- **Exercise aim**: Write every record out again exactly, and keep images out of it.
********************
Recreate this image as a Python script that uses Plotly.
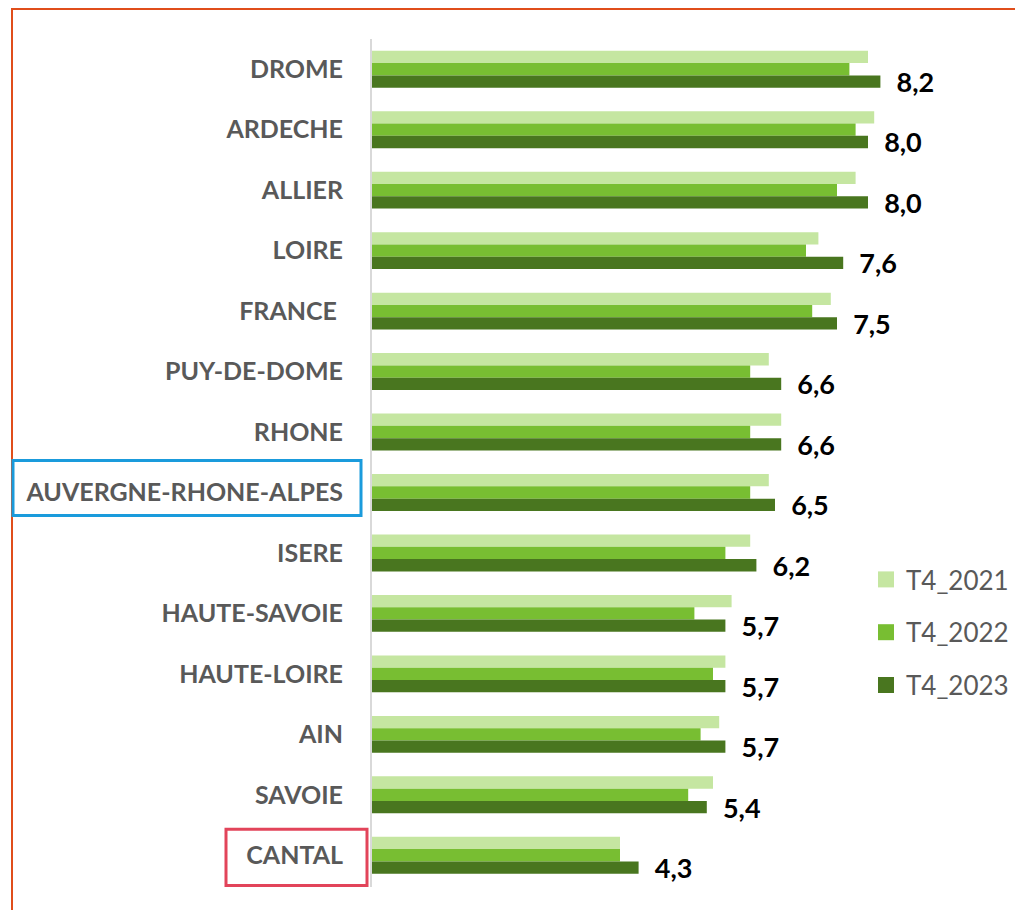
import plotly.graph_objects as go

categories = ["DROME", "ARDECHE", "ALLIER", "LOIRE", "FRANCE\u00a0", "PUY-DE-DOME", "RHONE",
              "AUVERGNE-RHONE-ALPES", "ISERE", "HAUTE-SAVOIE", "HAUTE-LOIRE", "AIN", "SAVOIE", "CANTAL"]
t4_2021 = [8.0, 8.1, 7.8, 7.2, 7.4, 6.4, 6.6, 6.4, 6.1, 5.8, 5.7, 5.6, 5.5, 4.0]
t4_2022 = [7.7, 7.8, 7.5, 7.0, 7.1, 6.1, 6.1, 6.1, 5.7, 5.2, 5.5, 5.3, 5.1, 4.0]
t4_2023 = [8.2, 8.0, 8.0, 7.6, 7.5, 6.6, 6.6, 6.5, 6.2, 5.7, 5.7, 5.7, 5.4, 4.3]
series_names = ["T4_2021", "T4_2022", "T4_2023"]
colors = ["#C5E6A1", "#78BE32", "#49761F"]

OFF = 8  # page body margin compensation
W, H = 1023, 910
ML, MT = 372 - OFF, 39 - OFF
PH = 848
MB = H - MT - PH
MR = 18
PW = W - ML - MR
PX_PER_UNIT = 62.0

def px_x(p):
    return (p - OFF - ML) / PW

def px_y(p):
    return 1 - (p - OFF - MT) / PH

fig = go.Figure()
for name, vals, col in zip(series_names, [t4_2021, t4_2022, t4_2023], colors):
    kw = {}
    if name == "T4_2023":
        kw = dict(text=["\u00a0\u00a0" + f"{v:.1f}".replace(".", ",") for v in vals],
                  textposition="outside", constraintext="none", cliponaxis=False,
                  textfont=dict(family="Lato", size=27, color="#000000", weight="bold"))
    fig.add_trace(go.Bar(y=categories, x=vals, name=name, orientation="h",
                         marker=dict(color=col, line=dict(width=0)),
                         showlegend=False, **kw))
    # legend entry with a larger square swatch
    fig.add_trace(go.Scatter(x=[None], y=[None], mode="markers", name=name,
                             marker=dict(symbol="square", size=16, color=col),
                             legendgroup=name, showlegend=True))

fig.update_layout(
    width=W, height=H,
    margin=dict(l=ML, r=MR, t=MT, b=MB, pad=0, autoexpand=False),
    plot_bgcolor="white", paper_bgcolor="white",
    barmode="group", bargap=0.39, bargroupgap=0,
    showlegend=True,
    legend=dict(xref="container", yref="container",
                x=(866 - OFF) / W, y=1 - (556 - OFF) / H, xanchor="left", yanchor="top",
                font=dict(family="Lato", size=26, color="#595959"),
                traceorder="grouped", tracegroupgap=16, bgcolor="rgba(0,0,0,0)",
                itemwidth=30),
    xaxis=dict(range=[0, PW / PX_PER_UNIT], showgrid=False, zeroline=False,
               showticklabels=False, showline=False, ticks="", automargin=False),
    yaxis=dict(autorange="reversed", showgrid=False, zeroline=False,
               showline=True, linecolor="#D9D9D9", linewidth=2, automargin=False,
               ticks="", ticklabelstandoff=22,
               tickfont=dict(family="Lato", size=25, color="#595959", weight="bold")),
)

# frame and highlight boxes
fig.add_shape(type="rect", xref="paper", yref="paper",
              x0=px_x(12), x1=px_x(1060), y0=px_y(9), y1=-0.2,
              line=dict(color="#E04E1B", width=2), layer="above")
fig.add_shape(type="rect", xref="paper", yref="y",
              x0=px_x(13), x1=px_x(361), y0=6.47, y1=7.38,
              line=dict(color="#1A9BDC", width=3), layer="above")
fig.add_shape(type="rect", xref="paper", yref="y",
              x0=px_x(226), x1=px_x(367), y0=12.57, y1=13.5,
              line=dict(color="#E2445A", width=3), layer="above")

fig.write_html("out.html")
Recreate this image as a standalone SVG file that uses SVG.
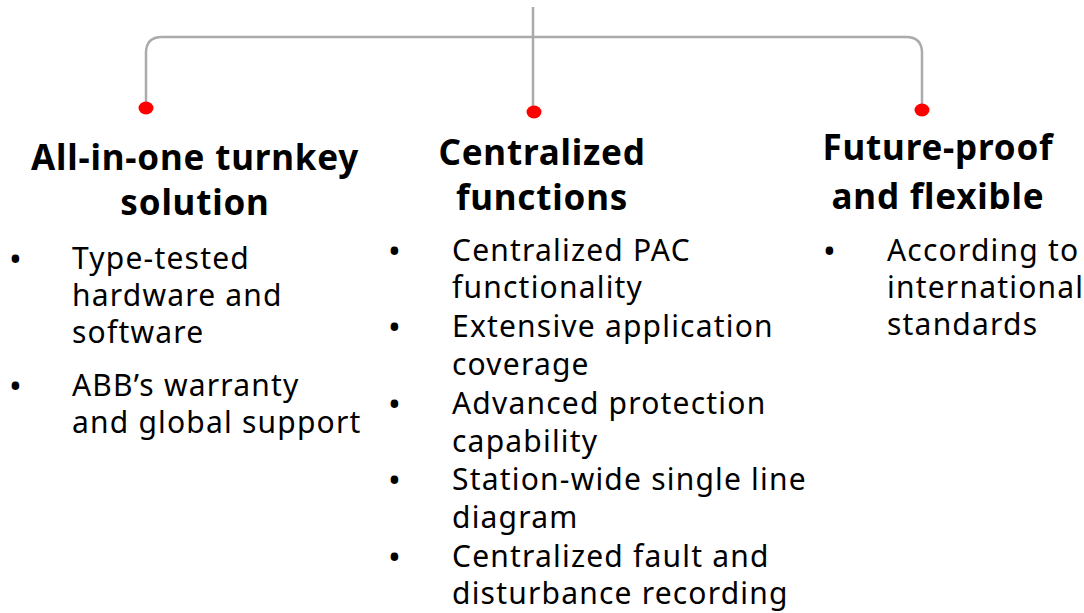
********************
- **Problem solution**:
Recreate this image as a Python script that uses Plotly.
import plotly.graph_objects as go

categories = ["DROME", "ARDECHE", "ALLIER", "LOIRE", "FRANCE\u00a0", "PUY-DE-DOME", "RHONE",
              "AUVERGNE-RHONE-ALPES", "ISERE", "HAUTE-SAVOIE", "HAUTE-LOIRE", "AIN", "SAVOIE", "CANTAL"]
t4_2021 = [8.0, 8.1, 7.8, 7.2, 7.4, 6.4, 6.6, 6.4, 6.1, 5.8, 5.7, 5.6, 5.5, 4.0]
t4_2022 = [7.7, 7.8, 7.5, 7.0, 7.1, 6.1, 6.1, 6.1, 5.7, 5.2, 5.5, 5.3, 5.1, 4.0]
t4_2023 = [8.2, 8.0, 8.0, 7.6, 7.5, 6.6, 6.6, 6.5, 6.2, 5.7, 5.7, 5.7, 5.4, 4.3]
series_names = ["T4_2021", "T4_2022", "T4_2023"]
colors = ["#C5E6A1", "#78BE32", "#49761F"]

OFF = 8  # page body margin compensation
W, H = 1023, 910
ML, MT = 372 - OFF, 39 - OFF
PH = 848
MB = H - MT - PH
MR = 18
PW = W - ML - MR
PX_PER_UNIT = 62.0

def px_x(p):
    return (p - OFF - ML) / PW

def px_y(p):
    return 1 - (p - OFF - MT) / PH

fig = go.Figure()
for name, vals, col in zip(series_names, [t4_2021, t4_2022, t4_2023], colors):
    kw = {}
    if name == "T4_2023":
        kw = dict(text=["\u00a0\u00a0" + f"{v:.1f}".replace(".", ",") for v in vals],
                  textposition="outside", constraintext="none", cliponaxis=False,
                  textfont=dict(family="Lato", size=27, color="#000000", weight="bold"))
    fig.add_trace(go.Bar(y=categories, x=vals, name=name, orientation="h",
                         marker=dict(color=col, line=dict(width=0)),
                         showlegend=False, **kw))
    # legend entry with a larger square swatch
    fig.add_trace(go.Scatter(x=[None], y=[None], mode="markers", name=name,
                             marker=dict(symbol="square", size=16, color=col),
                             legendgroup=name, showlegend=True))

fig.update_layout(
    width=W, height=H,
    margin=dict(l=ML, r=MR, t=MT, b=MB, pad=0, autoexpand=False),
    plot_bgcolor="white", paper_bgcolor="white",
    barmode="group", bargap=0.39, bargroupgap=0,
    showlegend=True,
    legend=dict(xref="container", yref="container",
                x=(866 - OFF) / W, y=1 - (556 - OFF) / H, xanchor="left", yanchor="top",
                font=dict(family="Lato", size=26, color="#595959"),
                traceorder="grouped", tracegroupgap=16, bgcolor="rgba(0,0,0,0)",
                itemwidth=30),
    xaxis=dict(range=[0, PW / PX_PER_UNIT], showgrid=False, zeroline=False,
               showticklabels=False, showline=False, ticks="", automargin=False),
    yaxis=dict(autorange="reversed", showgrid=False, zeroline=False,
               showline=True, linecolor="#D9D9D9", linewidth=2, automargin=False,
               ticks="", ticklabelstandoff=22,
               tickfont=dict(family="Lato", size=25, color="#595959", weight="bold")),
)

# frame and highlight boxes
fig.add_shape(type="rect", xref="paper", yref="paper",
              x0=px_x(12), x1=px_x(1060), y0=px_y(9), y1=-0.2,
              line=dict(color="#E04E1B", width=2), layer="above")
fig.add_shape(type="rect", xref="paper", yref="y",
              x0=px_x(13), x1=px_x(361), y0=6.47, y1=7.38,
              line=dict(color="#1A9BDC", width=3), layer="above")
fig.add_shape(type="rect", xref="paper", yref="y",
              x0=px_x(226), x1=px_x(367), y0=12.57, y1=13.5,
              line=dict(color="#E2445A", width=3), layer="above")

fig.write_html("out.html")
Recreate this image as a standalone SVG file that uses SVG.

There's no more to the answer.